Did you hear, dear terrorists, that this land wasn't stolen? Moreover, the land in question is rough terrain, in which you have no interest, but we made it bloom. This is not Judea and Samaria, and these are not settlers. Don't you get it? 

They get it, all right. From the perspective of the Arabs in Gaza, Judea and Samaria or the rest of the crazies in the Middle East, there's no difference between Nir Am and Habima Square in Tel Aviv, Ariel and Talmon. 

"The land of Palestine has been an Islamic Waqf throughout the generations and until the Day of Resurrection, no one can renounce it or part of it, or abandon it or part of it. We cannot forfeit it or any part of it, give up on it or on any part of it," reads the Hamas charter (Clause 12). Still, we must discuss "a political arrangement." 

Well, here you go: "There is no solution to the Palestinian problem except by jihad. The initiatives, proposals and international conferences are but a waste of time, an exercise in futility" (Hamas charter, Clause 13). 

"Moderate" Fatah meanwhile, upholds the Palestinian National Covenant (which has never been rescinded), and Clause 20 states: The Jews are not a nation, but rather a religion (unlike the Palestinian nation which has existed since the Big Bang). Religions cannot claim for themselves either land or country. Just this week, we saw how Palestinian Authority President Mahmoud Abbas' grandson was educated by his father, who said the demand to return to Safed was valid and relevant.

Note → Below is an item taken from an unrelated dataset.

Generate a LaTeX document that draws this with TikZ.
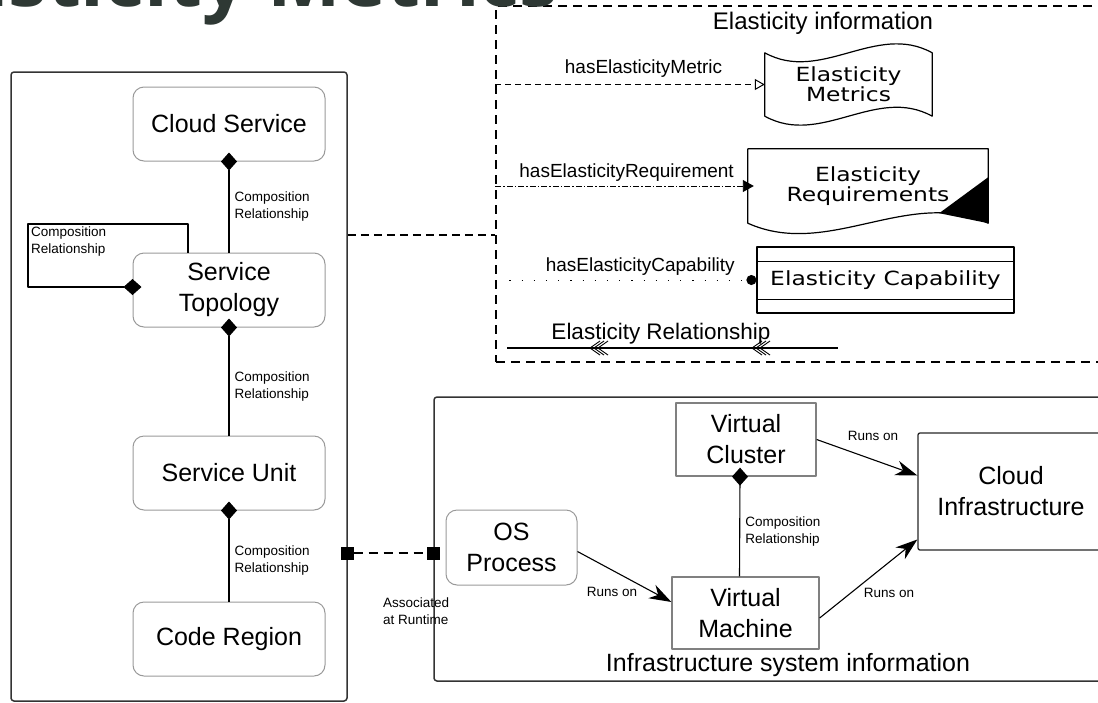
\documentclass[tikz,border=0pt]{standalone}
\usepackage{fontspec}
\setmainfont{Liberation Sans}
\newfontfamily\shapefont[FakeStretch=1.2]{DejaVu Sans}
\newfontfamily\titlefont{Open Sans}
\usetikzlibrary{arrows.meta,positioning}
\definecolor{titlegrey}{RGB}{46,56,52}

\begin{document}
\begin{tikzpicture}[x=1pt,y=-1pt,line join=round,
  every node/.style={inner sep=2pt},
  part/.style={draw=black!40, line width=1pt, rounded corners=11pt, minimum width=192pt, minimum height=74pt, align=center, font=\fontsize{25}{31}\selectfont},
  vbox/.style={draw=black!50, line width=1.3pt, align=center, font=\fontsize{25}{31}\selectfont},
  frame/.style={draw=black!80, line width=1.5pt, rounded corners=3pt},
  small/.style={font=\fontsize{13.5}{17}\selectfont, align=left},
  haslbl/.style={font=\fontsize{19}{22}\selectfont},
  shapetext/.style={font=\shapefont\fontsize{19.5}{20}\selectfont, align=center},
  comp/.style={line width=1.1pt, -{Diamond[length=18pt,width=16pt]}, shorten >=-9pt},
  runs/.style={line width=1.1pt, -{Stealth[length=22pt,width=15pt,inset=7pt]}}
]

\useasboundingbox (0,0) rectangle (1098,702);
\clip (0,0) rectangle (1098,702);

% service side
\node[frame, minimum width=336pt, minimum height=629pt] (svc) at (179,386.5) {};

\node[part] (cs) at (229,124) {Cloud Service};
\node[part, below=91pt of cs] (st) {Service\\Topology};
\node[part, below=108pt of st] (su) {Service Unit};
\node[part, below=91pt of su] (cr) {Code Region};

\draw[comp] (st) -- (cs) node[small, right=3pt, midway] (lblcs) {Composition\\Relationship};
\draw[comp] (su) -- (st) node[small, right=3pt, pos=.45] (lblst) {Composition\\Relationship};
\draw[comp] (cr) -- (su) node[small, right=3pt, pos=.45] (lblsu) {Composition\\Relationship};
\draw[comp] ([xshift=-41pt]st.north) |- (28,224) |- ([yshift=3pt]st.west);
\node[small, anchor=north west] (lblloop) at (29,225) {Composition\\Relationship};

% elasticity information
\node[draw, line width=1.4pt, dash pattern=on 9pt off 6pt, minimum width=630pt, minimum height=356pt] (einfo) at (811,184) {};
\node[font=\fontsize{24}{28}\selectfont] (einfolbl) at (823,23) {Elasticity information};

\draw[line width=1.4pt, dash pattern=on 8pt off 5pt] (svc.east |- 0,235) -- (einfo.west |- 0,235);

\node[shapetext, minimum width=167pt, minimum height=63pt, inner sep=0pt] (metrics) at (848.5,84.5) {Elasticity\\Metrics};
\draw[line width=1.2pt] (metrics.north west) .. controls +(56,31) and +(-56,-31) .. (metrics.north east)
  -- (metrics.south east) .. controls +(-56,-31) and +(56,31) .. (metrics.south west) -- cycle;
\draw[line width=1pt, dash pattern=on 6pt off 4pt, -{Triangle[open,length=10pt,width=11pt]}]
  (einfo.west |- metrics) -- (metrics) node[haslbl, pos=.55, above=5pt] (lblmetric) {hasElasticityMetric};

\node[shapetext, minimum width=240pt, minimum height=74pt, inner sep=0pt] (req) at (868,186) {Elasticity\\Requirements};
\draw[line width=1.2pt] (req.south west) -- (req.north west) -- (req.north east) -- (req.south east)
  .. controls +(-80,-36) and +(80,36) .. (req.south west) -- cycle;
\fill ([shift={(-49,-10)}]req.south east) -- ([shift={(0,-46)}]req.south east) -- (req.south east) -- cycle;
\draw[line width=.9pt, dash pattern=on 6pt off 2pt on 1.5pt off 2pt, -{Triangle[length=11pt,width=12pt]}, shorten >=-6pt]
  (einfo.west |- req) -- (req) node[haslbl, pos=.52, above=2pt] (lblreq) {hasElasticityRequirement};

\node[shapetext, draw, line width=1.2pt, minimum width=257pt, minimum height=66pt] (cap) at (885.5,280) {Elasticity Capability};
\draw[line width=1.2pt] ([shift={(0,15)}]cap.north west) -- ([shift={(0,15)}]cap.north east)
  ([shift={(0,-14)}]cap.south west) -- ([shift={(0,-14)}]cap.south east);
\draw[line width=1pt, dash pattern=on 1.2pt off 11pt, -{Circle[length=10pt]}]
  ([xshift=14pt]einfo.west |- cap) -- (cap) node[haslbl, pos=.53, above=2pt] (lblcap) {hasElasticityCapability};

\coordinate (relL) at (507,348);
\coordinate (relR) at (838,348);
\draw[line width=1.2pt] (relL) -- (relR) node[pos=.465, above=1pt, font=\fontsize{22.5}{26}\selectfont] (lblrel) {Elasticity Relationship};
\foreach \cx in {590,752}
  \foreach \d in {0,4,8}
    \draw[line width=.9pt] (\cx+\d+10,341) -- (\cx+\d,348) -- (\cx+\d+10,355);

% infrastructure
\node[frame, minimum width=690pt, minimum height=284pt] (infra) at (779,539) {};
\draw[line width=1.4pt, dash pattern=on 9pt off 6pt, {Square[length=13pt,width=13pt]}-{Square[length=13pt,width=13pt]}, shorten <=-6.5pt, shorten >=-6.5pt]
  (svc.east |- 0,553) -- (infra.west |- 0,553);
\node[small, anchor=west] (lblassoc) at (381,611) {Associated\\at Runtime};

\node[part, minimum width=131pt, minimum height=75pt] (osp) at (511.5,547.5) {OS\\Process};
\node[vbox, minimum width=140pt, minimum height=73pt] (vc) at (746,439.5) {Virtual\\Cluster};
\node[vbox, minimum width=147pt, minimum height=72pt] (vm) at (745.5,613) {Virtual\\Machine};
\node[vbox, draw=black!85, rounded corners=2pt, minimum width=186pt, minimum height=117pt] (ci) at (1011,491.5) {Cloud\\Infrastructure};

\draw[comp] ([xshift=-6pt]vm.north) -- ([xshift=-6pt]vc.south) node[small, right=3pt, pos=.45] (lblvc) {Composition\\Relationship};
\draw[runs] ([yshift=-4pt]osp.east) -- ([yshift=11pt]vm.west);
\draw[runs] (vc.east) -- ([yshift=16pt]ci.west);
\draw[runs] ([yshift=-5pt]vm.east) -- ([yshift=-48pt]ci.west);
\node[small] (lblrun1) at (612,592) {Runs on};
\node[small] (lblrun2) at (873,436) {Runs on};
\node[small] (lblrun3) at (889,593) {Runs on};
\node[font=\fontsize{25}{30}\selectfont] (infralbl) at (788,665) {Infrastructure system information};

% slide title, cut by the page
\node[font=\titlefont\bfseries\fontsize{78}{80}\selectfont, text=titlegrey, anchor=base east, inner sep=0pt] (title) at (559,6) {Elasticity Metrics};

\end{tikzpicture}
\end{document}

Nevertheless, Abramovich should tell his friends why he has situated himself alongside the Israeli Right (sort of) during the current war. For that reason, he recruited author Albert Camus, who according to Abramovich wrote against French control of Algeria (yet again, the foolish comparison of our home, our lifeblood, with Algeria, which wasn't French at all), though the opposition hid bombs in the buses in which his mother traveled. "If that is justice, then I prefer my mother." 

Come on. If Camus said it, then Abramovich can also be a nationalist, even just for a moment. 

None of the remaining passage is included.